Sharing intelligence information with the United Nations can be risky indeed. Gaffney points out that UN personnel in Somalia were "rather casual about safeguarding classified information supplied by the United States. In fact, had it not been for a chance discovery by a U.S. diplomat literally turning out the lights as the UN bailed out of Mogadishu, sensitive data -- some of which reportedly identified the Somali sources -- would have been compromised."

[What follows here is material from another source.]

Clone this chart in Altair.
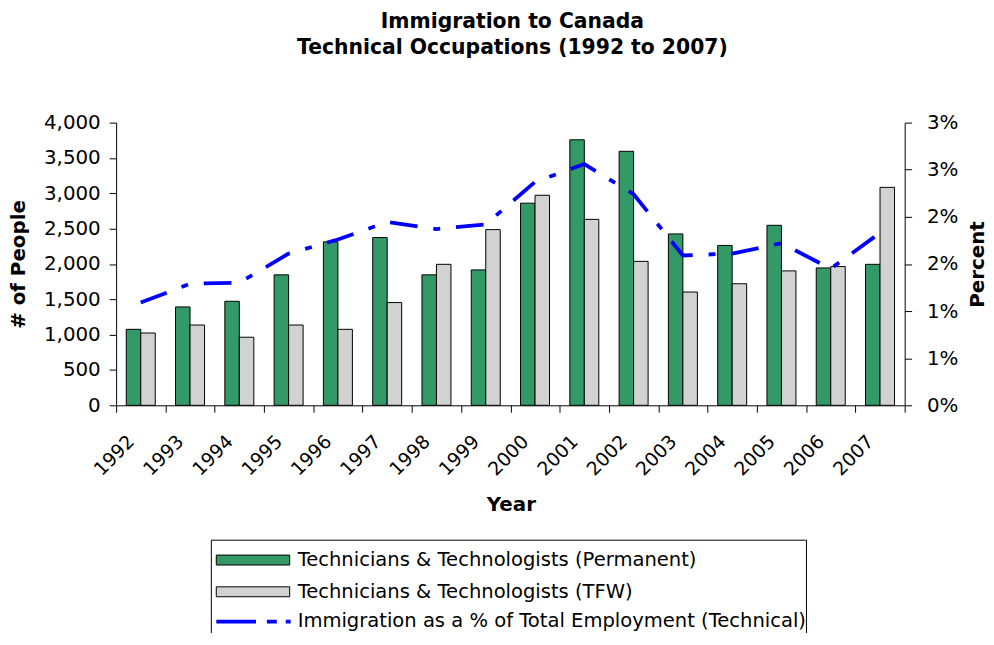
import altair as alt
import pandas as pd

FONT = "DejaVu Sans"

years = [str(y) for y in range(1992, 2008)]
permanent = [1075, 1392, 1472, 1846, 2313, 2374, 1846, 1916, 2860, 3757, 3594, 2425, 2262, 2547, 1944, 1995]
tfw = [1023, 1136, 963, 1136, 1075, 1454, 1995, 2486, 2972, 2631, 2037, 1603, 1720, 1902, 1963, 3084]
pct = [1.09, 1.29, 1.30, 1.61, 1.76, 1.945, 1.87, 1.92, 2.37, 2.56, 2.24, 1.59, 1.61, 1.72, 1.45, 1.83]

series_names = ["Technicians & Technologists (Permanent)", "Technicians & Technologists (TFW)"]
line_name = "Immigration as a % of Total Employment (Technical)"
bar_colors = ["#339966", "#d2d2d2"]
line_color = "#0000ff"

left_ticks = list(range(0, 4001, 500))
right_ticks = [0, 0.5, 1, 1.5, 2, 2.5, 3]

bars_df = pd.DataFrame({
    "Year": years * 2,
    "Series": [series_names[0]] * len(years) + [series_names[1]] * len(years),
    "People": permanent + tfw,
})
line_df = pd.DataFrame({"Year": years, "Pct": pct})

x_axis = alt.Axis(
    orient="bottom",
    title="Year", titleFont=FONT, titleFontSize=20, titleFontWeight="bold", titleColor="black",
    titleX=398, titleY=100, titleAlign="center", titleBaseline="middle",
    labelAngle=-45, labelAlign="right", labelBaseline="middle", labelFont=FONT, labelFontSize=19,
    labelColor="black", labelPadding=26, labelOffset=-10,
    tickBand="extent", tickSize=7, tickColor="black", domainColor="black", grid=False,
)
y_left = alt.Axis(
    orient="left", values=left_ticks, format=",.0f", title="# of People",
    titleFont=FONT, titleFontSize=20, titleFontWeight="bold", titleColor="black",
    titleAngle=-90, titleX=-98, titleY=142.5, titleAlign="center", titleBaseline="middle",
    labelFont=FONT, labelFontSize=20, labelColor="black", labelPadding=9,
    tickSize=7, tickColor="black", domainColor="black", grid=False,
)
y_right = alt.Axis(
    orient="right", values=right_ticks, labelExpr="round(datum.value) + '%'", title="Percent",
    titleFont=FONT, titleFontSize=20, titleFontWeight="bold", titleColor="black",
    titleAngle=-90, titleX=73, titleY=142.5, titleAlign="center", titleBaseline="middle",
    labelFont=FONT, labelFontSize=20, labelColor="black", labelPadding=15,
    tickSize=7, tickColor="black", domainColor="black", grid=False,
)

bars = alt.Chart(bars_df).mark_bar(stroke="black", strokeWidth=1).encode(
    x=alt.X("Year:N", sort=years, scale=alt.Scale(paddingInner=0, paddingOuter=0), axis=x_axis),
    xOffset=alt.XOffset("Series:N", sort=series_names,
                        scale=alt.Scale(paddingInner=0, paddingOuter=0.7)),
    y=alt.Y("People:Q", scale=alt.Scale(domain=[0, 4000], nice=False), axis=y_left),
    color=alt.Color("Series:N", scale=alt.Scale(domain=series_names, range=bar_colors), legend=None),
)

line = alt.Chart(line_df).mark_line(
    color=line_color, strokeWidth=3.8, strokeDash=[28, 16, 7, 16], strokeCap="butt"
).encode(
    x=alt.X("Year:N", sort=years, axis=x_axis),
    y=alt.Y("Pct:Q", scale=alt.Scale(domain=[0, 3], nice=False), axis=y_right),
)

main = alt.layer(bars, line).resolve_scale(y="independent")

one = pd.DataFrame({"k": [0]})
box = alt.Chart(one).mark_rect(fill="white", stroke="black", strokeWidth=1).encode(
    x=alt.value(96), x2=alt.value(696), y=alt.value(421), y2=alt.value(540)
)
sym1 = alt.Chart(one).mark_rect(fill=bar_colors[0], stroke="black", strokeWidth=1).encode(
    x=alt.value(101), x2=alt.value(175), y=alt.value(436), y2=alt.value(446)
)
sym2 = alt.Chart(one).mark_rect(fill=bar_colors[1], stroke="black", strokeWidth=1).encode(
    x=alt.value(101), x2=alt.value(175), y=alt.value(468), y2=alt.value(478)
)
sym3 = alt.Chart(one).mark_rule(color=line_color, strokeWidth=3.8, strokeDash=[40, 11, 10, 9],
                                strokeCap="butt").encode(
    x=alt.value(101), x2=alt.value(176), y=alt.value(503)
)
legend_labels = series_names + [line_name]
texts = [
    alt.Chart(one).mark_text(text=lab, align="left", baseline="middle", font=FONT,
                             fontSize=19.7, color="black").encode(x=alt.value(183), y=alt.value(yy))
    for lab, yy in zip(legend_labels, [441, 473, 503])
]

chart = alt.layer(main, box, sym1, sym2, sym3, *texts).properties(
    width=795, height=285,
    background="white",
    autosize=alt.AutoSizeParams(type="none"),
    padding={"left": 109, "top": 113, "right": 82, "bottom": 227},
    title=alt.TitleParams(
        text=["Immigration to Canada", "Technical Occupations (1992 to 2007)"],
        font=FONT, fontSize=20.5, fontWeight="bold", color="black", anchor="middle",
        frame="group", dx=2, offset=55, lineHeight=26,
    ),
).configure_view(
    strokeWidth=0, stroke="transparent"
).configure_axis(
    grid=False
).configure_axisTop(
    domain=False, ticks=False, labels=False
)

chart.save("out.html", embed_options={"renderer": "svg", "actions": False})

This near-disaster was not unprecedented. "There have been at least four incidents in which the United Nations has breached the security of classified documents provided by the United States," reports Gaffney. Until recently, in fact, "there was no agreement in place obliging the United Nations to provide for the protection of intelligence supplied by the United States." Gaffney says the Clinton administration seems to believe that "it would be demeaning to the Secretary-General even to ask for such an agreement."

The Senate Foreign Relations Committee amended the Foreign Relations Revitalization Act so that it "blocks the provision of U.S. intelligence information to the United Nations, its employees, or any associated organization unless mechanisms 'have been formally agreed to and implemented by the United Nations for protecting intelligence methods and sources.'" The United Nations would thus be required to "adopt background investigation and security violation investigation procedures comparable to those employed by the United States government; agree to protect U.S.-provided intelligence in a similar manner; immediately notify Washington if there has been a security breach . . . and cooperate in U.S. law enforcement investigations [of such breaches]; and ensure that U.S. classified data is not given to nationals ineligible for access to such information."

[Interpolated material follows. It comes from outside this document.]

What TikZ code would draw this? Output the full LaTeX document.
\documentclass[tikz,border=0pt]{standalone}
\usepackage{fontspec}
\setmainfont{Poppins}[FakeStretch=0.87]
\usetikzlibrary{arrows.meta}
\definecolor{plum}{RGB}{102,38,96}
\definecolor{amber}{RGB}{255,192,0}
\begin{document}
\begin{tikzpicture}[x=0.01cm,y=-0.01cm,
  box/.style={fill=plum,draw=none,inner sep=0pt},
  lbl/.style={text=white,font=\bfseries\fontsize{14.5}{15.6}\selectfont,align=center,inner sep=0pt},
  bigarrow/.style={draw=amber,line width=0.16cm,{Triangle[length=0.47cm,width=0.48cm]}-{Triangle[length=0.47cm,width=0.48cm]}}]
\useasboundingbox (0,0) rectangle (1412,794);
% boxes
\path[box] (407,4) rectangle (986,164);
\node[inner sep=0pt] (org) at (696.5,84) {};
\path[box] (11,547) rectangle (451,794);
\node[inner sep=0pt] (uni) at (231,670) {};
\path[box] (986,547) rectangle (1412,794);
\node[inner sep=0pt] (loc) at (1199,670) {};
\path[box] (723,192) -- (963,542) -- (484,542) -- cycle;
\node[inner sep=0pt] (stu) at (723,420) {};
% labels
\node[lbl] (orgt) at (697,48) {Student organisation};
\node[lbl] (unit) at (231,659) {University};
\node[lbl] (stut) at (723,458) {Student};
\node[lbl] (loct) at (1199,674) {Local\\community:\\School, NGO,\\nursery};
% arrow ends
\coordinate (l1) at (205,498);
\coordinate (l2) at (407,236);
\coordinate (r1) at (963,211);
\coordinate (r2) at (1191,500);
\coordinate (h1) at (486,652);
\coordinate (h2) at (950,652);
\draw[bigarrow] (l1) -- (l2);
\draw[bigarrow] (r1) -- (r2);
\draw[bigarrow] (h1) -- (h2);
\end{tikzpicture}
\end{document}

Despite its boisterous attempt to prevent any further damage to U.S. intelligence efforts by double agents, the Clinton administration strenuously opposes efforts to protect U.S. intelligence from treachery or incompetence inside the UN. The lesson to be learned from the Ames affair, according to Frank Gaffney, is that intelligence sources "are highly perishable and, once exposed, are gone for good." He warns that "undisciplined, indiscriminate sharing of classified information with the United Nations" is sheer folly.